“You learn to cite value in minor things, even if they’re small and inconsequential,” says one of the subjects in “Truth or Consequences,” a scavenger who brings back objects of questionable worth to his enclave in New Mexico. “I can concentrate on 10,000 pieces of broken glass and find the marble in it.”

It’s an attitude that’s adopted by Hannah Jayanti in her first feature, climbing into the sky above shortly after it begins to take the perspective of a visitor to Earth before crashing back down to the surface, a voyeuristic premise that stems from the recent development of Spaceport America near the town once known as Hot Springs. The place that literally made a name for itself by winning a contest on Ralph Edwards’ quiz show “Truth or Consequences” has been rebranded again as a destination when it’s the first to offer private space travel, and as a clerk on the tourist attraction side of things says plainly, “This planet is dying. For the longevity, we need to move elsewhere,” a statement that in itself is loaded with commercial-bred cynicism and the desire for relentless progress that surely contributed to the planet’s present predicament, but is driven home by the fact that as one of the locals, he surely couldn’t afford the $250,000 ride to the stars himself.
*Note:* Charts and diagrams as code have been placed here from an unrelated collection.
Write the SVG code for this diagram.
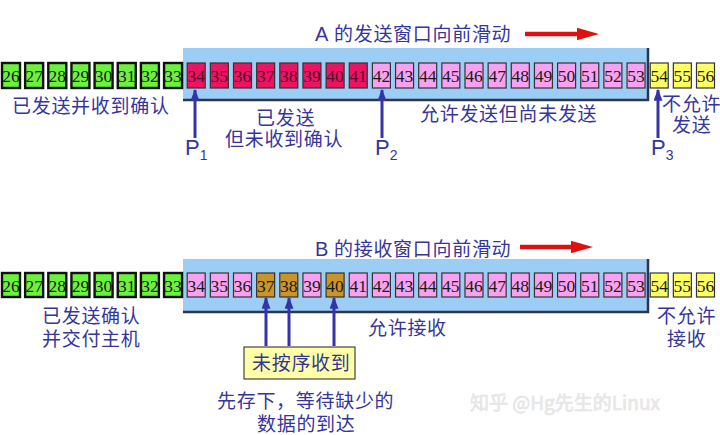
<svg xmlns="http://www.w3.org/2000/svg" width="720" height="435" viewBox="0 0 720 435">
<style>
.cjk{font-family:"Noto Sans CJK SC","Liberation Sans",sans-serif;font-size:19px;fill:#36369a;letter-spacing:0.7px}
.lat{font-family:"Liberation Sans","Noto Sans",sans-serif;fill:#36369a}
.num{font-family:"Liberation Serif",serif;font-size:17.5px;fill:#1a1a1a;text-anchor:middle}
.g rect{fill:#6cf23c;stroke:#111;stroke-width:2.4}
.r rect{fill:#ea1462;stroke:#333;stroke-width:1.2}
.r text{fill:#5a0a2a}
.p rect{fill:#f7a2f0;stroke:#333;stroke-width:1.2}
.y rect{fill:#ffff66;stroke:#333;stroke-width:1.2}
.b rect{fill:#c9952b;stroke:#333;stroke-width:1.2}
.win{fill:#9ccdf5}
.shadow{fill:none;stroke:#2a3550;stroke-width:2.5}
.ptr{stroke:#3434a8;stroke-width:3;fill:none}
.red{stroke:#e01010;stroke-width:4.5;fill:none}
</style>
<defs>
<marker id="ah" viewBox="0 0 10 10" refX="9" refY="5" markerWidth="4" markerHeight="3" orient="auto" markerUnits="strokeWidth" preserveAspectRatio="none"><path d="M0,0 L10,5 L0,10 z" fill="#3434a8"/></marker>
<marker id="ahr" viewBox="0 0 10 10" refX="1" refY="5" markerWidth="5" markerHeight="2.8" orient="auto" markerUnits="strokeWidth" preserveAspectRatio="none"><path d="M0,0 L10,5 L0,10 z" fill="#e01010"/></marker>
</defs>
<rect width="720" height="435" fill="#ffffff"/>

<!-- ===== Top: sender window ===== -->
<g id="windowA">
<rect class="win" x="183" y="48" width="465" height="52"/>
<path class="shadow" d="M648,48 V100 H183"/>
</g>
<g id="titleA">
<text class="lat" x="315" y="41" font-size="20">A</text>
<text class="cjk" x="334" y="41">的发送窗口向前滑动</text>
</g>

<g id="rowA">
<g id="a26" class="g"><rect x="2" y="63" width="18" height="25"/><text class="num" x="11" y="81.5">26</text></g>
<g id="a27" class="g"><rect x="25.15" y="63" width="18" height="25"/><text class="num" x="34.15" y="81.5">27</text></g>
<g id="a28" class="g"><rect x="48.3" y="63" width="18" height="25"/><text class="num" x="57.3" y="81.5">28</text></g>
<g id="a29" class="g"><rect x="71.45" y="63" width="18" height="25"/><text class="num" x="80.45" y="81.5">29</text></g>
<g id="a30" class="g"><rect x="94.6" y="63" width="18" height="25"/><text class="num" x="103.6" y="81.5">30</text></g>
<g id="a31" class="g"><rect x="117.75" y="63" width="18" height="25"/><text class="num" x="126.75" y="81.5">31</text></g>
<g id="a32" class="g"><rect x="140.9" y="63" width="18" height="25"/><text class="num" x="149.9" y="81.5">32</text></g>
<g id="a33" class="g"><rect x="164.05" y="63" width="18" height="25"/><text class="num" x="173.05" y="81.5">33</text></g>
<g id="a34" class="r"><rect x="187.2" y="63" width="18" height="25"/><text class="num" x="196.2" y="81.5">34</text></g>
<g id="a35" class="r"><rect x="210.35" y="63" width="18" height="25"/><text class="num" x="219.35" y="81.5">35</text></g>
<g id="a36" class="r"><rect x="233.5" y="63" width="18" height="25"/><text class="num" x="242.5" y="81.5">36</text></g>
<g id="a37" class="r"><rect x="256.65" y="63" width="18" height="25"/><text class="num" x="265.65" y="81.5">37</text></g>
<g id="a38" class="r"><rect x="279.8" y="63" width="18" height="25"/><text class="num" x="288.8" y="81.5">38</text></g>
<g id="a39" class="r"><rect x="302.95" y="63" width="18" height="25"/><text class="num" x="311.95" y="81.5">39</text></g>
<g id="a40" class="r"><rect x="326.1" y="63" width="18" height="25"/><text class="num" x="335.1" y="81.5">40</text></g>
<g id="a41" class="r"><rect x="349.25" y="63" width="18" height="25"/><text class="num" x="358.25" y="81.5">41</text></g>
<g id="a42" class="p"><rect x="372.4" y="63" width="18" height="25"/><text class="num" x="381.4" y="81.5">42</text></g>
<g id="a43" class="p"><rect x="395.55" y="63" width="18" height="25"/><text class="num" x="404.55" y="81.5">43</text></g>
<g id="a44" class="p"><rect x="418.7" y="63" width="18" height="25"/><text class="num" x="427.7" y="81.5">44</text></g>
<g id="a45" class="p"><rect x="441.85" y="63" width="18" height="25"/><text class="num" x="450.85" y="81.5">45</text></g>
<g id="a46" class="p"><rect x="465" y="63" width="18" height="25"/><text class="num" x="474" y="81.5">46</text></g>
<g id="a47" class="p"><rect x="488.15" y="63" width="18" height="25"/><text class="num" x="497.15" y="81.5">47</text></g>
<g id="a48" class="p"><rect x="511.3" y="63" width="18" height="25"/><text class="num" x="520.3" y="81.5">48</text></g>
<g id="a49" class="p"><rect x="534.45" y="63" width="18" height="25"/><text class="num" x="543.45" y="81.5">49</text></g>
<g id="a50" class="p"><rect x="557.6" y="63" width="18" height="25"/><text class="num" x="566.6" y="81.5">50</text></g>
<g id="a51" class="p"><rect x="580.75" y="63" width="18" height="25"/><text class="num" x="589.75" y="81.5">51</text></g>
<g id="a52" class="p"><rect x="603.9" y="63" width="18" height="25"/><text class="num" x="612.9" y="81.5">52</text></g>
<g id="a53" class="p"><rect x="627.05" y="63" width="18" height="25"/><text class="num" x="636.05" y="81.5">53</text></g>
<g id="a54" class="y"><rect x="650.2" y="63" width="18" height="25"/><text class="num" x="659.2" y="81.5">54</text></g>
<g id="a55" class="y"><rect x="673.35" y="63" width="18" height="25"/><text class="num" x="682.35" y="81.5">55</text></g>
<g id="a56" class="y"><rect x="696.5" y="63" width="18" height="25"/><text class="num" x="705.5" y="81.5">56</text></g>
</g>

<g id="labelsA">
<text class="cjk" x="12" y="113">已发送并收到确认</text>
<text class="cjk"><tspan x="256" y="125">已发送</tspan><tspan x="225" y="146">但未收到确认</tspan></text>
<text class="cjk" x="420" y="121">允许发送但尚未发送</text>
<text class="cjk"><tspan x="662" y="111">不允许</tspan><tspan x="672" y="132">发送</tspan></text>
</g>
<g id="P1"><text class="lat" x="185" y="155" font-size="22">P<tspan font-size="14" dy="5">1</tspan></text></g>
<g id="P2"><text class="lat" x="375" y="155" font-size="22">P<tspan font-size="14" dy="5">2</tspan></text></g>
<g id="P3"><text class="lat" x="651" y="155" font-size="22">P<tspan font-size="14" dy="5">3</tspan></text></g>

<!-- ===== Bottom: receiver window ===== -->
<g id="windowB">
<rect class="win" x="183" y="259" width="465" height="53"/>
<path class="shadow" d="M648,259 V312 H183"/>
</g>
<g id="titleB">
<text class="lat" x="315" y="256" font-size="20">B</text>
<text class="cjk" x="334" y="256">的接收窗口向前滑动</text>
</g>

<g id="rowB">
<g id="b26" class="g"><rect x="2" y="273" width="18" height="24"/><text class="num" x="11" y="291.5">26</text></g>
<g id="b27" class="g"><rect x="25.15" y="273" width="18" height="24"/><text class="num" x="34.15" y="291.5">27</text></g>
<g id="b28" class="g"><rect x="48.3" y="273" width="18" height="24"/><text class="num" x="57.3" y="291.5">28</text></g>
<g id="b29" class="g"><rect x="71.45" y="273" width="18" height="24"/><text class="num" x="80.45" y="291.5">29</text></g>
<g id="b30" class="g"><rect x="94.6" y="273" width="18" height="24"/><text class="num" x="103.6" y="291.5">30</text></g>
<g id="b31" class="g"><rect x="117.75" y="273" width="18" height="24"/><text class="num" x="126.75" y="291.5">31</text></g>
<g id="b32" class="g"><rect x="140.9" y="273" width="18" height="24"/><text class="num" x="149.9" y="291.5">32</text></g>
<g id="b33" class="g"><rect x="164.05" y="273" width="18" height="24"/><text class="num" x="173.05" y="291.5">33</text></g>
<g id="b34" class="p"><rect x="187.2" y="273" width="18" height="24"/><text class="num" x="196.2" y="291.5">34</text></g>
<g id="b35" class="p"><rect x="210.35" y="273" width="18" height="24"/><text class="num" x="219.35" y="291.5">35</text></g>
<g id="b36" class="p"><rect x="233.5" y="273" width="18" height="24"/><text class="num" x="242.5" y="291.5">36</text></g>
<g id="b37" class="b"><rect x="256.65" y="273" width="18" height="24"/><text class="num" x="265.65" y="291.5">37</text></g>
<g id="b38" class="b"><rect x="279.8" y="273" width="18" height="24"/><text class="num" x="288.8" y="291.5">38</text></g>
<g id="b39" class="p"><rect x="302.95" y="273" width="18" height="24"/><text class="num" x="311.95" y="291.5">39</text></g>
<g id="b40" class="b"><rect x="326.1" y="273" width="18" height="24"/><text class="num" x="335.1" y="291.5">40</text></g>
<g id="b41" class="p"><rect x="349.25" y="273" width="18" height="24"/><text class="num" x="358.25" y="291.5">41</text></g>
<g id="b42" class="p"><rect x="372.4" y="273" width="18" height="24"/><text class="num" x="381.4" y="291.5">42</text></g>
<g id="b43" class="p"><rect x="395.55" y="273" width="18" height="24"/><text class="num" x="404.55" y="291.5">43</text></g>
<g id="b44" class="p"><rect x="418.7" y="273" width="18" height="24"/><text class="num" x="427.7" y="291.5">44</text></g>
<g id="b45" class="p"><rect x="441.85" y="273" width="18" height="24"/><text class="num" x="450.85" y="291.5">45</text></g>
<g id="b46" class="p"><rect x="465" y="273" width="18" height="24"/><text class="num" x="474" y="291.5">46</text></g>
<g id="b47" class="p"><rect x="488.15" y="273" width="18" height="24"/><text class="num" x="497.15" y="291.5">47</text></g>
<g id="b48" class="p"><rect x="511.3" y="273" width="18" height="24"/><text class="num" x="520.3" y="291.5">48</text></g>
<g id="b49" class="p"><rect x="534.45" y="273" width="18" height="24"/><text class="num" x="543.45" y="291.5">49</text></g>
<g id="b50" class="p"><rect x="557.6" y="273" width="18" height="24"/><text class="num" x="566.6" y="291.5">50</text></g>
<g id="b51" class="p"><rect x="580.75" y="273" width="18" height="24"/><text class="num" x="589.75" y="291.5">51</text></g>
<g id="b52" class="p"><rect x="603.9" y="273" width="18" height="24"/><text class="num" x="612.9" y="291.5">52</text></g>
<g id="b53" class="p"><rect x="627.05" y="273" width="18" height="24"/><text class="num" x="636.05" y="291.5">53</text></g>
<g id="b54" class="y"><rect x="650.2" y="273" width="18" height="24"/><text class="num" x="659.2" y="291.5">54</text></g>
<g id="b55" class="y"><rect x="673.35" y="273" width="18" height="24"/><text class="num" x="682.35" y="291.5">55</text></g>
<g id="b56" class="y"><rect x="696.5" y="273" width="18" height="24"/><text class="num" x="705.5" y="291.5">56</text></g>
</g>

<g id="outOfOrderBox">
<rect x="244" y="347" width="111" height="32" fill="#ffffa8" stroke="#444" stroke-width="1.2"/>
<text class="cjk" x="252" y="370">未按序收到</text>
</g>

<g id="labelsB">
<text class="cjk"><tspan x="42" y="323">已发送确认</tspan><tspan x="42" y="346">并交付主机</tspan></text>
<text class="cjk" x="368" y="335">允许接收</text>
<text class="cjk"><tspan x="657" y="323">不允许</tspan><tspan x="667" y="346">接收</tspan></text>
<text class="cjk"><tspan x="217" y="408">先存下，等待缺少的</tspan><tspan x="257" y="431">数据的到达</tspan></text>
</g>

<g id="connectors">
<line class="red" x1="525" y1="34" x2="579" y2="34" marker-end="url(#ahr)"/>
<line class="red" x1="520" y1="247" x2="573" y2="247" marker-end="url(#ahr)"/>
<line class="ptr" x1="195" y1="138" x2="195" y2="90" marker-end="url(#ah)"/>
<line class="ptr" x1="382" y1="138" x2="382" y2="90" marker-end="url(#ah)"/>
<line class="ptr" x1="658" y1="138" x2="658" y2="90" marker-end="url(#ah)"/>
<line class="ptr" x1="266" y1="346" x2="266" y2="298" marker-end="url(#ah)"/>
<line class="ptr" x1="289" y1="346" x2="289" y2="298" marker-end="url(#ah)"/>
<line class="ptr" x1="334" y1="346" x2="334" y2="298" marker-end="url(#ah)"/>
</g>

<g id="watermark">
<text x="470" y="410" font-family="Noto Sans CJK SC,Liberation Sans,sans-serif" font-size="19" fill="#ececec" stroke="#e0e0e0" stroke-width="0.5">知乎 @Hg先生的Linux</text>
</g>
</svg>
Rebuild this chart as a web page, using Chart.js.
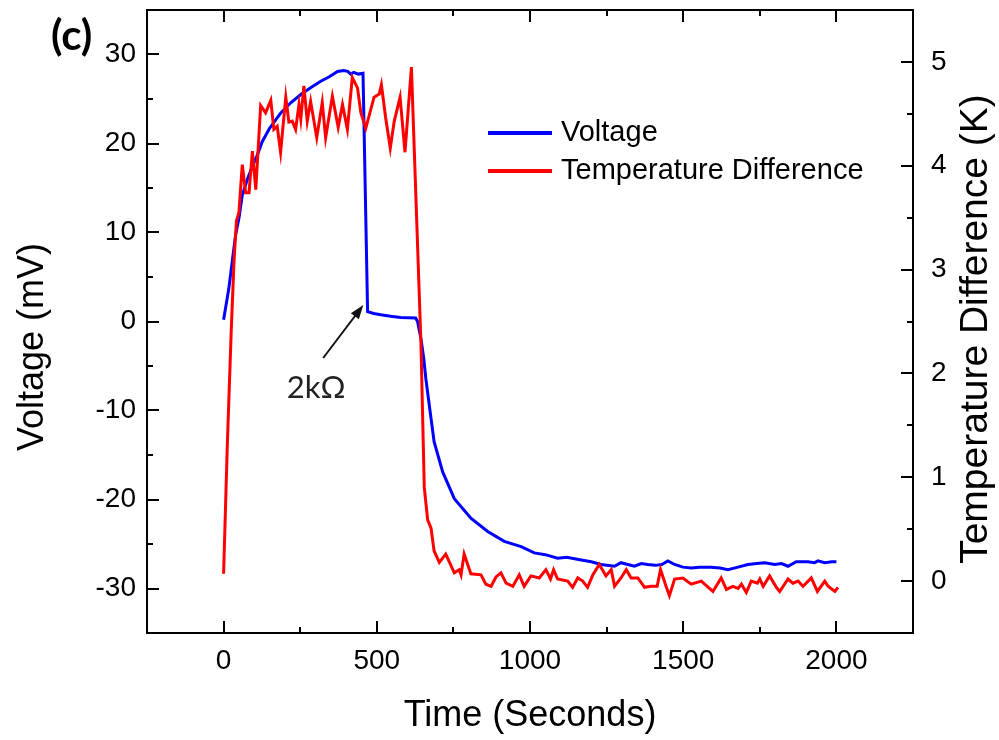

While the economic anxiety will certainly be familiar to many watching “Truth or Consequences,”
the desert terrain is more likely to be another world to most, making Jayanti’s approach both apt and unique, measuring the end of the earth both in physical distance and as an epoch by settling in with four residents seemingly shuffling the deck chairs on the Titanic. The pretense of an alien experience involves abstraction upfront of both in overexposing the surroundings, which take on color as the film wears on and taking its time to gradually introduce the quartet of characters, the most compelling of whom is Katie, a 30-year-old who grew up in Truth or Consequences and left at 23, only to return to work at the Shur-Save Market in town. Taking small pleasures where she can find them, she enjoys the authority over the store intercom and has joined the local rock club where she’s excited by the occasional gifts of calcite, which can temporarily give her a sense of connection in a place where everyone else is at least double her age.

Jayanti doesn’t identify the three senior citizens she also follows, but they have all come to Truth or Consequences not to be bothered, from a woman who still bears the scars of a tiger attack decades ago to the aforementioned collector of detritus who finds use for the things others have left behind, and while Katie stands out as the most easily identifiable of the group as she still has curiosity for what life may hold for her, the collector becomes the one the film itself takes to most when sifting through time to find how the world has passed this community by, taking a snapshot now to be held up to see where we all seem to be headed. Still, rather than letting a feeling of dread wash over it, Jayanti offers something more promising than running away into space despite “Truth or Consequences” initial ascent into the clouds to establish itself, showing what wonders the world continues to hold even after it starts to feel so small and the ability for people to still surprise themselves.

“Truth or Consequences” will screen physically later this year at the Sheffield Doc/Fest. It is streaming for free in America from July 16th through August 15th as part of the Maysles Documentary Center series “After Civilization.”